**PROBLEM TO WORK ON**.
Below is a listing. Return the lines from the one that contains "Recreate this image" to the one that contains "1.087, 1.098, 1.487];", both ends included, verbatim and with no pictures.

(Collected data)
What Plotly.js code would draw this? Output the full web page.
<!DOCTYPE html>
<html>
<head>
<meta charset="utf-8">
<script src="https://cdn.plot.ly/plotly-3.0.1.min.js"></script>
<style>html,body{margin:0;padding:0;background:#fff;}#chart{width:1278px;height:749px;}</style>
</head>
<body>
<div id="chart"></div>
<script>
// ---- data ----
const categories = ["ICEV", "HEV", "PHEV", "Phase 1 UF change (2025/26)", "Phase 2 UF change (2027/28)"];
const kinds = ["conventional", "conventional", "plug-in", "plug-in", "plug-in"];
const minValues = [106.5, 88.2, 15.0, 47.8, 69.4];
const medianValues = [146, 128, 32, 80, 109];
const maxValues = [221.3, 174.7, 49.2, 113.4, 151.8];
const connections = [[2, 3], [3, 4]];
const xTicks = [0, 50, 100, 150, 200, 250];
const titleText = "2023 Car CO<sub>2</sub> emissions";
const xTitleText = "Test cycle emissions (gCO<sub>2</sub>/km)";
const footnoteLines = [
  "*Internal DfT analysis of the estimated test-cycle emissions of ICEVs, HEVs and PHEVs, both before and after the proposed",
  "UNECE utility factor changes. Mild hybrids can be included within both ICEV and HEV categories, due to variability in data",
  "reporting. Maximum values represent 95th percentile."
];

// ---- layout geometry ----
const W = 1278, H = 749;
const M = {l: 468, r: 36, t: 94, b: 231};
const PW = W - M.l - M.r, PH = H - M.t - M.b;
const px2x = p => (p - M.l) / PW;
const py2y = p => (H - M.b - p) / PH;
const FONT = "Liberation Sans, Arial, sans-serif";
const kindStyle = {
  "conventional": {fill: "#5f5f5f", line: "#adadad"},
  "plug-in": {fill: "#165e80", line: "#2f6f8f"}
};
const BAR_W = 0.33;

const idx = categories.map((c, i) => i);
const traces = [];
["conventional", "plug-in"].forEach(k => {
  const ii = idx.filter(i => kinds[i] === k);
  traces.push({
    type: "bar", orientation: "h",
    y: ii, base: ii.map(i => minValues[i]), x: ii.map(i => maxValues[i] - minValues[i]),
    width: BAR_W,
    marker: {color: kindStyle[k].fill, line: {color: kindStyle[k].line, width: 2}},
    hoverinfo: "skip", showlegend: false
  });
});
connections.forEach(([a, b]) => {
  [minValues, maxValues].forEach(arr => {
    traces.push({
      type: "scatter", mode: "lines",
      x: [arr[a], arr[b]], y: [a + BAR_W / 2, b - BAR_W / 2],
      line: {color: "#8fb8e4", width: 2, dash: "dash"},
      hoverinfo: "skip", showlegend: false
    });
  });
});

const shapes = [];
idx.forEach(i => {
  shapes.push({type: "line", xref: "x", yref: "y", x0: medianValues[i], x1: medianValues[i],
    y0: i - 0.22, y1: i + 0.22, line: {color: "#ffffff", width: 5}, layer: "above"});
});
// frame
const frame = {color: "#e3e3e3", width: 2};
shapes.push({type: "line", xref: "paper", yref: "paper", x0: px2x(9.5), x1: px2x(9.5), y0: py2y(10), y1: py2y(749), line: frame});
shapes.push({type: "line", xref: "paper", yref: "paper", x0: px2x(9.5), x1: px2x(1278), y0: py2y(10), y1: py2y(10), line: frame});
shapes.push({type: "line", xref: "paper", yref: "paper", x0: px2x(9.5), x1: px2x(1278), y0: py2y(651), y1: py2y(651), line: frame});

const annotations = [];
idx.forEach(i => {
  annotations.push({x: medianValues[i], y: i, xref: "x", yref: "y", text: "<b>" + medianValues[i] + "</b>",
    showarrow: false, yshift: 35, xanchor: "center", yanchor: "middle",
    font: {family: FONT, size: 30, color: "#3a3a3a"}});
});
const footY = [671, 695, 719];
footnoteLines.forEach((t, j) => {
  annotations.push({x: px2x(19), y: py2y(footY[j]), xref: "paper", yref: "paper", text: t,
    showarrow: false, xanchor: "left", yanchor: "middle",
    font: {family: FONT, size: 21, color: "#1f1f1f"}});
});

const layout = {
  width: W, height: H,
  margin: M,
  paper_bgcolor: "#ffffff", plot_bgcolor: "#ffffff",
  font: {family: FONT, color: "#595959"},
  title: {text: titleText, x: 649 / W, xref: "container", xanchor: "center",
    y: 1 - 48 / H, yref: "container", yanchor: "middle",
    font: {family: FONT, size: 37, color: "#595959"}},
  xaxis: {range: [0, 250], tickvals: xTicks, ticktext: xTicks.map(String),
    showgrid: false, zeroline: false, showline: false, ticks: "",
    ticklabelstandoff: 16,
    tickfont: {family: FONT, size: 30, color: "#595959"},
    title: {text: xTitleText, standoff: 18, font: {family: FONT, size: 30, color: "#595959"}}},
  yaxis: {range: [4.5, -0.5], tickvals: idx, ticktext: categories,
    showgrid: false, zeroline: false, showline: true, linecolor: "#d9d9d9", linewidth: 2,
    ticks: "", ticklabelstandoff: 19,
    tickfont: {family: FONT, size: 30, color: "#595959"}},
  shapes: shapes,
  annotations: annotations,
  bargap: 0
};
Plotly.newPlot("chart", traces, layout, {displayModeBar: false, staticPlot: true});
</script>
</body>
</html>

* * *

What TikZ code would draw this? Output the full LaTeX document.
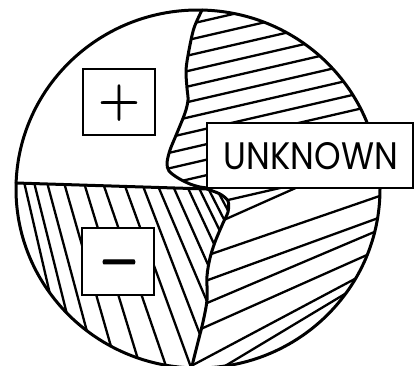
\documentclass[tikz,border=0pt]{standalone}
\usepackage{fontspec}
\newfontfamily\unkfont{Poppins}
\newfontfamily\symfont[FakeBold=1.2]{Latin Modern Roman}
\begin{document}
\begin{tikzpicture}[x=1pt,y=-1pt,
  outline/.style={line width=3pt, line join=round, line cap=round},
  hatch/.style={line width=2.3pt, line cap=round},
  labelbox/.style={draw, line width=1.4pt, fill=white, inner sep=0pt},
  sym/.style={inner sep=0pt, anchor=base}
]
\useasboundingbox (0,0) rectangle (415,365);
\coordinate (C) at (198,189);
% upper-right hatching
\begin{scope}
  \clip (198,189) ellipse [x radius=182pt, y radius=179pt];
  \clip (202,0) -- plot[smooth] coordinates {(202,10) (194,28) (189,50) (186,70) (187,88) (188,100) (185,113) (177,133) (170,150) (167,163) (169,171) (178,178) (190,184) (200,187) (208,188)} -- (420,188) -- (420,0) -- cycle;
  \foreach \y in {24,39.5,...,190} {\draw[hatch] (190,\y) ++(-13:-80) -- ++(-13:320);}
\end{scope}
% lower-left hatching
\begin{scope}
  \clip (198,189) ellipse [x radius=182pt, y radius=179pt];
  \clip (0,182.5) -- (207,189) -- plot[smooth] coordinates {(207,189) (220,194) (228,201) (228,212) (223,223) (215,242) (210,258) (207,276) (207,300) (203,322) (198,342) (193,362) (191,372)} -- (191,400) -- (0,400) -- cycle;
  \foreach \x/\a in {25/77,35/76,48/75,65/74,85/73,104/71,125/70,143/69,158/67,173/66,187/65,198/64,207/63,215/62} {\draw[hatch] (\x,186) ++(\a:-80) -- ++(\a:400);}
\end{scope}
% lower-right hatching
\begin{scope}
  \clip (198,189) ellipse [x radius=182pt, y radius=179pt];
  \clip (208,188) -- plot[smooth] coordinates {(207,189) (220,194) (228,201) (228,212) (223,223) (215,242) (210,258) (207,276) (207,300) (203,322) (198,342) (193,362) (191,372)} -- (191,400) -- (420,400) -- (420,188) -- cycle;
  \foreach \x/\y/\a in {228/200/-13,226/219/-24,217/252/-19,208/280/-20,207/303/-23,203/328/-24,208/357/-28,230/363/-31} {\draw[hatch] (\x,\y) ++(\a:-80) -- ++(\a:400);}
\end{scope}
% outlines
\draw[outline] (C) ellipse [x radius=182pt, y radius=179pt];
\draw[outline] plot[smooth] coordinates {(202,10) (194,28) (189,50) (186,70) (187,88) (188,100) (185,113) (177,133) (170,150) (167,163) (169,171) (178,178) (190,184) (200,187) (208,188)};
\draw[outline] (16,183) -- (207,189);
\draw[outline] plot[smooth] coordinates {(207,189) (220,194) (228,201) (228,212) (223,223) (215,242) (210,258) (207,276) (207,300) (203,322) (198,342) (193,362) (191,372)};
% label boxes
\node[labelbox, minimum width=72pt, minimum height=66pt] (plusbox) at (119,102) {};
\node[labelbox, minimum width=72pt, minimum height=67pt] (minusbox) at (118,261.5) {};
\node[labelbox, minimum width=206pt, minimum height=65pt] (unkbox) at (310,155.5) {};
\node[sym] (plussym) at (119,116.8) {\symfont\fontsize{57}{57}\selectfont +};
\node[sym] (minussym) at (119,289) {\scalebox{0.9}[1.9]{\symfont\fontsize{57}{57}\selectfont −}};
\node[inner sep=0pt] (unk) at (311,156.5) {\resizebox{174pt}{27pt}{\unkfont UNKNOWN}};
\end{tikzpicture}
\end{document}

==

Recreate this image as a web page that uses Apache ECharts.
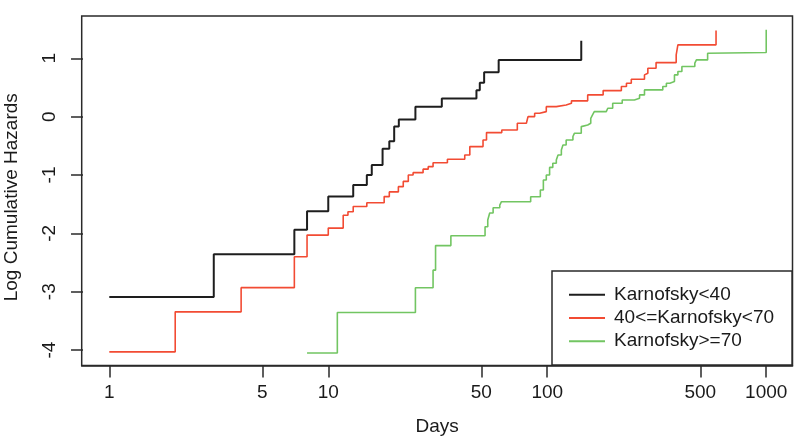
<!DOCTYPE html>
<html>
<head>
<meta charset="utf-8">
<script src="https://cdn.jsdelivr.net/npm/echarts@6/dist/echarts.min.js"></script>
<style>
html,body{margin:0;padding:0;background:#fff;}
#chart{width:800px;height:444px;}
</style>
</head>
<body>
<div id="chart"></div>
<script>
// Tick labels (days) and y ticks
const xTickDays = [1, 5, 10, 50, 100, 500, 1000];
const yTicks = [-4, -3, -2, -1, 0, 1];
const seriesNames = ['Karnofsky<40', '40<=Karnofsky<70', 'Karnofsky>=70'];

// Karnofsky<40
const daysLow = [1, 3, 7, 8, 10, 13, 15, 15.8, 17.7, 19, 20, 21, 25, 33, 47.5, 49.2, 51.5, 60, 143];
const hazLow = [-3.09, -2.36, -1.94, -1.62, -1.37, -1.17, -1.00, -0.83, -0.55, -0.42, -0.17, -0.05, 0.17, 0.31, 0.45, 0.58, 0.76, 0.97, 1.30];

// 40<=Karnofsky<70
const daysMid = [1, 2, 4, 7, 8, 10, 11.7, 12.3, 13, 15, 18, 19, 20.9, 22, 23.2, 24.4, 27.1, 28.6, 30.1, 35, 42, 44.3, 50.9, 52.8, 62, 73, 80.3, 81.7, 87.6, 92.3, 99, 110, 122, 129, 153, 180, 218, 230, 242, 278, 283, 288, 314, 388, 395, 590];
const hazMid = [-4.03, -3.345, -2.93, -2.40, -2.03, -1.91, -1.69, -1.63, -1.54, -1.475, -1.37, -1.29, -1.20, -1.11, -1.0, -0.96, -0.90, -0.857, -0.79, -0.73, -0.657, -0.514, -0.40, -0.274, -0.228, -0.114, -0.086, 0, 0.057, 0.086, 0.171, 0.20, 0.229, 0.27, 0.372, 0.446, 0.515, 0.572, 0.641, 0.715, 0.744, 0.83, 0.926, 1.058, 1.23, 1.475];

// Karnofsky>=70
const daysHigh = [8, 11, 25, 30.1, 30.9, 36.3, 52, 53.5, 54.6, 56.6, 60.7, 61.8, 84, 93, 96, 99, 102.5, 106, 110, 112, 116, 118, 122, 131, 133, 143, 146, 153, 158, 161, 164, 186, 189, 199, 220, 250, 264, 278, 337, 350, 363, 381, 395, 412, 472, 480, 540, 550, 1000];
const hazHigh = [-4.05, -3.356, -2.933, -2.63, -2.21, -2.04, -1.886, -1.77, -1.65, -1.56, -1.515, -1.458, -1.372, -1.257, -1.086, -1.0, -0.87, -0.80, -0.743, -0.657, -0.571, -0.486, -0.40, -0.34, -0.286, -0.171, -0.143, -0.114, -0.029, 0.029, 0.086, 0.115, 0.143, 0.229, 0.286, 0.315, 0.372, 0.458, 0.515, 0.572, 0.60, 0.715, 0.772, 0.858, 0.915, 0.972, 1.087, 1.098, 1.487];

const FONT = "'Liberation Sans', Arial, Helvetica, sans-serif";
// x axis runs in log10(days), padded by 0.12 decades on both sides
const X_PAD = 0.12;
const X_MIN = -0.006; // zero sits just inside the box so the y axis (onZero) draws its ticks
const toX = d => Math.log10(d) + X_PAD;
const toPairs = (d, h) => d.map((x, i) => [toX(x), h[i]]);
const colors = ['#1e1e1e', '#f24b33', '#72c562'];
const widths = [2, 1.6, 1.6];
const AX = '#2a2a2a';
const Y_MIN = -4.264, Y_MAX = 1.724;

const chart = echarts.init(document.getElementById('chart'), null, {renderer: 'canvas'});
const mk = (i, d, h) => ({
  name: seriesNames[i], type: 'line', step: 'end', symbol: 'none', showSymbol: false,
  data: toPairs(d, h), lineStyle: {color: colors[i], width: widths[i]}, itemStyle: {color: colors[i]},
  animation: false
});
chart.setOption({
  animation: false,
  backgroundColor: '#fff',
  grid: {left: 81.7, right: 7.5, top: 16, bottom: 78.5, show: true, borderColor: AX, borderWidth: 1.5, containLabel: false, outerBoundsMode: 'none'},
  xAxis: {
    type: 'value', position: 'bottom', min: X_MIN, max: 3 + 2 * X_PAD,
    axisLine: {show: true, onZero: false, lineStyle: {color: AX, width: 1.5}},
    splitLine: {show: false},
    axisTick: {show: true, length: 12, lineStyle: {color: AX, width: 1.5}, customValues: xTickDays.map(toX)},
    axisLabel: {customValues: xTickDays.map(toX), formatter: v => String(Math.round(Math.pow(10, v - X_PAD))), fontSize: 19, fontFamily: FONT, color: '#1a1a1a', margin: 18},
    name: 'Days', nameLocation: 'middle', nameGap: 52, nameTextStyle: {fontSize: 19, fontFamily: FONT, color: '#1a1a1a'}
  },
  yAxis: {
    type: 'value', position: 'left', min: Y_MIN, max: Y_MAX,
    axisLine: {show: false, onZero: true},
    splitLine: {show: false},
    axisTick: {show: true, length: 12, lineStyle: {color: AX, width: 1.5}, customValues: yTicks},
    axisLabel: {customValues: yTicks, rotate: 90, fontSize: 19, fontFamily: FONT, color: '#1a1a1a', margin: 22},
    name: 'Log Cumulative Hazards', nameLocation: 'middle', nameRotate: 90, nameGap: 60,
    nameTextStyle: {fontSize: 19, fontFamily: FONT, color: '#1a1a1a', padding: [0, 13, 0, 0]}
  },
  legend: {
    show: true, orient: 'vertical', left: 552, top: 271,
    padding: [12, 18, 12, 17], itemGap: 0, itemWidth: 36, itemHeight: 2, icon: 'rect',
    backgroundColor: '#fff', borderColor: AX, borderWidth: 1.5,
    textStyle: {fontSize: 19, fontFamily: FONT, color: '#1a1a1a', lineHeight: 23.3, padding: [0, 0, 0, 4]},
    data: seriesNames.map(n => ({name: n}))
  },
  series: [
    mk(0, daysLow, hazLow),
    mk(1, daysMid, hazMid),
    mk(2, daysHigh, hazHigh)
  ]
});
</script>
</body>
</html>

**RESPONSE FOR THIS EXERCISE**.
Recreate this image as a web page that uses Apache ECharts.
<!DOCTYPE html>
<html>
<head>
<meta charset="utf-8">
<script src="https://cdn.jsdelivr.net/npm/echarts@6/dist/echarts.min.js"></script>
<style>
html,body{margin:0;padding:0;background:#fff;}
#chart{width:800px;height:444px;}
</style>
</head>
<body>
<div id="chart"></div>
<script>
// Tick labels (days) and y ticks
const xTickDays = [1, 5, 10, 50, 100, 500, 1000];
const yTicks = [-4, -3, -2, -1, 0, 1];
const seriesNames = ['Karnofsky<40', '40<=Karnofsky<70', 'Karnofsky>=70'];

// Karnofsky<40
const daysLow = [1, 3, 7, 8, 10, 13, 15, 15.8, 17.7, 19, 20, 21, 25, 33, 47.5, 49.2, 51.5, 60, 143];
const hazLow = [-3.09, -2.36, -1.94, -1.62, -1.37, -1.17, -1.00, -0.83, -0.55, -0.42, -0.17, -0.05, 0.17, 0.31, 0.45, 0.58, 0.76, 0.97, 1.30];

// 40<=Karnofsky<70
const daysMid = [1, 2, 4, 7, 8, 10, 11.7, 12.3, 13, 15, 18, 19, 20.9, 22, 23.2, 24.4, 27.1, 28.6, 30.1, 35, 42, 44.3, 50.9, 52.8, 62, 73, 80.3, 81.7, 87.6, 92.3, 99, 110, 122, 129, 153, 180, 218, 230, 242, 278, 283, 288, 314, 388, 395, 590];
const hazMid = [-4.03, -3.345, -2.93, -2.40, -2.03, -1.91, -1.69, -1.63, -1.54, -1.475, -1.37, -1.29, -1.20, -1.11, -1.0, -0.96, -0.90, -0.857, -0.79, -0.73, -0.657, -0.514, -0.40, -0.274, -0.228, -0.114, -0.086, 0, 0.057, 0.086, 0.171, 0.20, 0.229, 0.27, 0.372, 0.446, 0.515, 0.572, 0.641, 0.715, 0.744, 0.83, 0.926, 1.058, 1.23, 1.475];

// Karnofsky>=70
const daysHigh = [8, 11, 25, 30.1, 30.9, 36.3, 52, 53.5, 54.6, 56.6, 60.7, 61.8, 84, 93, 96, 99, 102.5, 106, 110, 112, 116, 118, 122, 131, 133, 143, 146, 153, 158, 161, 164, 186, 189, 199, 220, 250, 264, 278, 337, 350, 363, 381, 395, 412, 472, 480, 540, 550, 1000];
const hazHigh = [-4.05, -3.356, -2.933, -2.63, -2.21, -2.04, -1.886, -1.77, -1.65, -1.56, -1.515, -1.458, -1.372, -1.257, -1.086, -1.0, -0.87, -0.80, -0.743, -0.657, -0.571, -0.486, -0.40, -0.34, -0.286, -0.171, -0.143, -0.114, -0.029, 0.029, 0.086, 0.115, 0.143, 0.229, 0.286, 0.315, 0.372, 0.458, 0.515, 0.572, 0.60, 0.715, 0.772, 0.858, 0.915, 0.972, 1.087, 1.098, 1.487];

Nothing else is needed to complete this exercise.